Who Needs Entrepreneurial Role Models? Driving Forces of Students’ Cyber-Entrepreneurial Career Intention

2018 
Cyber-entrepreneurship has become an important topic of debate in academia primarily because of an increasingly competitive nature of E-commerce industry and internet. Since cyber-entrepreneurial career-decision encompasses higher degree of personal risks and commitments among those aspiring to become ‘cyber-entrepreneurs’, there is need for in-depth understanding on the driving factors that influencing Cyber-entrepreneurial intentions.

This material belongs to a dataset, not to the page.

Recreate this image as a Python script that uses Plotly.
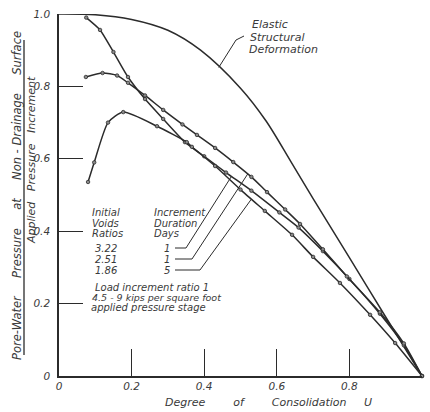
import numpy as np
import plotly.graph_objects as go

# ---------------- data ----------------
elastic_u = [0.0, 0.1, 0.2, 0.3, 0.39, 0.5, 0.57, 0.64, 0.7, 0.8, 0.9, 1.0]
elastic_p = [1.0, 0.998, 0.985, 0.955, 0.90, 0.795, 0.705, 0.59, 0.49, 0.327, 0.163, 0.0]

e322_u = [0.075, 0.113, 0.15, 0.19, 0.237, 0.287, 0.347, 0.40, 0.46, 0.53, 0.607, 0.66, 0.727, 0.80, 0.884, 0.95, 1.0]
e322_p = [0.99, 0.956, 0.895, 0.826, 0.765, 0.71, 0.646, 0.607, 0.562, 0.512, 0.452, 0.41, 0.345, 0.268, 0.172, 0.085, 0.0]

e251_u = [0.074, 0.12, 0.16, 0.19, 0.237, 0.287, 0.34, 0.38, 0.43, 0.48, 0.53, 0.573, 0.623, 0.664, 0.727, 0.793, 0.884, 0.95, 1.0]
e251_p = [0.826, 0.837, 0.83, 0.81, 0.775, 0.735, 0.695, 0.666, 0.63, 0.591, 0.55, 0.508, 0.46, 0.42, 0.35, 0.275, 0.176, 0.09, 0.0]

e186_u = [0.08, 0.097, 0.135, 0.177, 0.27, 0.352, 0.366, 0.43, 0.50, 0.567, 0.642, 0.70, 0.774, 0.857, 0.926, 1.0]
e186_p = [0.536, 0.59, 0.70, 0.729, 0.69, 0.646, 0.633, 0.58, 0.515, 0.456, 0.39, 0.329, 0.257, 0.169, 0.091, 0.0]

void_ratios = ["3.22", "2.51", "1.86"]
durations = ["1", "1", "5"]

x_ticks = [0, 0.2, 0.4, 0.6, 0.8, 1.0]
x_tick_text = ["0", "0.2", "0.4", "0.6", "0.8", "1.0"]
y_ticks = [0, 0.2, 0.4, 0.6, 0.8, 1.0]
y_tick_text = ["0", "0.2", "0.4", "0.6", "0.8", "1.0"]

# ---------------- layout helpers ----------------
W, H = 430, 412
L, R, T, B = 59, 422, 14, 376   # plot area in pixels


def px(x, y):
    """pixel -> data/paper coordinates (axes span exactly 0..1)"""
    return (x - L) / (R - L), (B - y) / (B - T)


INK = "#2b2b2b"
TXT = "#3a3a3a"
FONT = "DejaVu Sans"

fig = go.Figure()

fig.add_trace(go.Scatter(x=elastic_u, y=elastic_p, mode="lines",
                         line=dict(color=INK, width=1.5, shape="spline", smoothing=0.9),
                         cliponaxis=False, showlegend=False))

for u, p in [(e322_u, e322_p), (e251_u, e251_p), (e186_u, e186_p)]:
    fig.add_trace(go.Scatter(x=u, y=p, mode="lines+markers",
                             line=dict(color=INK, width=1.5, shape="spline", smoothing=0.6),
                             marker=dict(symbol="circle", size=3.5, color="#8a8a8a",
                                         line=dict(color=INK, width=0.8)),
                             cliponaxis=False, showlegend=False))

ann = []


def text(x, y, s, size=10, anchor="left", angle=0):
    xx, yy = px(x, y)
    ann.append(dict(x=xx, y=yy, xref="paper", yref="paper", text=s, showarrow=False,
                    xanchor=anchor, yanchor="middle", textangle=angle,
                    font=dict(family=FONT, size=size, color=TXT, style="italic")))


sp = "\u00a0"
# legend block
text(90, 212, "Initial")
text(90, 223, "Voids")
text(90, 233, "Ratios")
text(152, 212, "Increment")
text(152, 223, "Duration")
text(152, 233, "Days")
rows_y = [248, 259, 270]
for v, d, yy in zip(void_ratios, durations, rows_y):
    text(106, yy, v, anchor="center")
    text(172, yy, d, anchor="right")

text(152, 287, "Load increment ratio 1", anchor="center")
text(157, 297, "4.5 - 9 kips per square foot", size=9.5, anchor="center")
text(148, 307, "applied pressure stage", anchor="center")

# elastic label
text(250, 25, "Elastic", size=11)
text(248, 37, "Structural", size=11)
text(247, 49, "Deformation", size=11)

# axis titles
text(268, 402, "Degree" + sp * 8 + "of" + sp * 8 + "Consolidation" + sp * 5 + "U", size=11, anchor="center")
text(17, 196, "Pore-Water" + sp * 5 + "Pressure" + sp * 5 + "at" + sp * 5 + "Non" + sp + "-" + sp + "Drainage" + sp * 5 + "Surface",
     size=11.5, anchor="center", angle=-90)
text(31, 160, "Applied" + sp * 3 + "Pressure" + sp * 3 + "Increment", size=11, anchor="center", angle=-90)

shapes = []
# fraction bar of y title
x0, y0 = px(24, 40)
x1, y1 = px(24, 355)
shapes.append(dict(type="line", xref="paper", yref="paper", x0=x0, y0=y0, x1=x1, y1=y1,
                   line=dict(color=INK, width=1.3)))

# leader lines from legend rows to curves
curves = [(e322_u, e322_p), (e251_u, e251_p), (e186_u, e186_p)]
target_u = [0.475, 0.52, 0.53]
h_end = [186, 192, 200]
for (cu, cp), tu, he, yy in zip(curves, target_u, h_end, rows_y):
    tp = float(np.interp(tu, cu, cp))
    a = px(175, yy)
    b = px(he, yy)
    path = f"M {a[0]},{a[1]} L {b[0]},{b[1]} L {tu},{tp}"
    shapes.append(dict(type="path", xref="x", yref="y", path=path,
                       line=dict(color=INK, width=1.0)))

# elastic label leader
tu = 0.44
tp = float(np.interp(tu, elastic_u, elastic_p))
a = px(244, 36)
m = px(236, 40)
shapes.append(dict(type="path", xref="x", yref="y",
                   path=f"M {a[0]},{a[1]} L {m[0]},{m[1]} L {tu},{tp}",
                   line=dict(color=INK, width=1.0)))

fig.update_layout(
    width=W, height=H, autosize=False,
    margin=dict(l=L, r=W - R, t=T, b=H - B, pad=0),
    paper_bgcolor="white", plot_bgcolor="white",
    annotations=ann, shapes=shapes, showlegend=False,
    xaxis=dict(range=[0, 1], showgrid=False, zeroline=False, showline=True,
               linecolor=INK, linewidth=1.5, ticks="inside", ticklen=27, tickwidth=1.2,
               tickcolor=INK, tickvals=x_ticks, ticktext=x_tick_text,
               tickfont=dict(family=FONT, size=10.5, color=TXT, style="italic")),
    yaxis=dict(range=[0, 1], showgrid=False, zeroline=False, showline=True,
               linecolor=INK, linewidth=1.5, ticks="inside", ticklen=24, tickwidth=1.2,
               tickcolor=INK, tickvals=y_ticks, ticktext=y_tick_text, ticklabelstandoff=5,
               tickfont=dict(family=FONT, size=10.5, color=TXT, style="italic")),
)

fig.write_html("out.html",
               config={"displayModeBar": False, "responsive": False},
               default_width="430px", default_height="412px",
               post_script="document.body.style.margin='0';document.body.style.padding='0';"
                           "document.body.style.overflow='hidden';")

By integrating the concepts of social cognitive theory and goal-setting theory, the current research aims to explore the effects of Cyber-entrepreneurial self-efficacy (CESE) and goal commitment (GC) on Cyber-entrepreneurial intentions (CEIs) in the context of undergraduate entrepreneurship education, and inquires whether the presence of entrepreneurial role models (ERMs) has any effect on the CEIs among undergraduates. Structural equation modeling and multi-group analysis were used to analyze the data collected from 279 undergraduate students from several universities in Taiwan—among which 146 were with entrepreneurial role models and 143 were without. The results showed that GC has a partial mediation effect between CESE and CEI only in the cases of students without ERMs. Multi-sample SEM revealed a significant difference between the effects of CESE on CEI in students with and without ERMs. These findings may have important theoretical and practical implications to students undertaking entrepreneurship degrees and those making leap-decisions to enter the cyber-entrepreneurial field.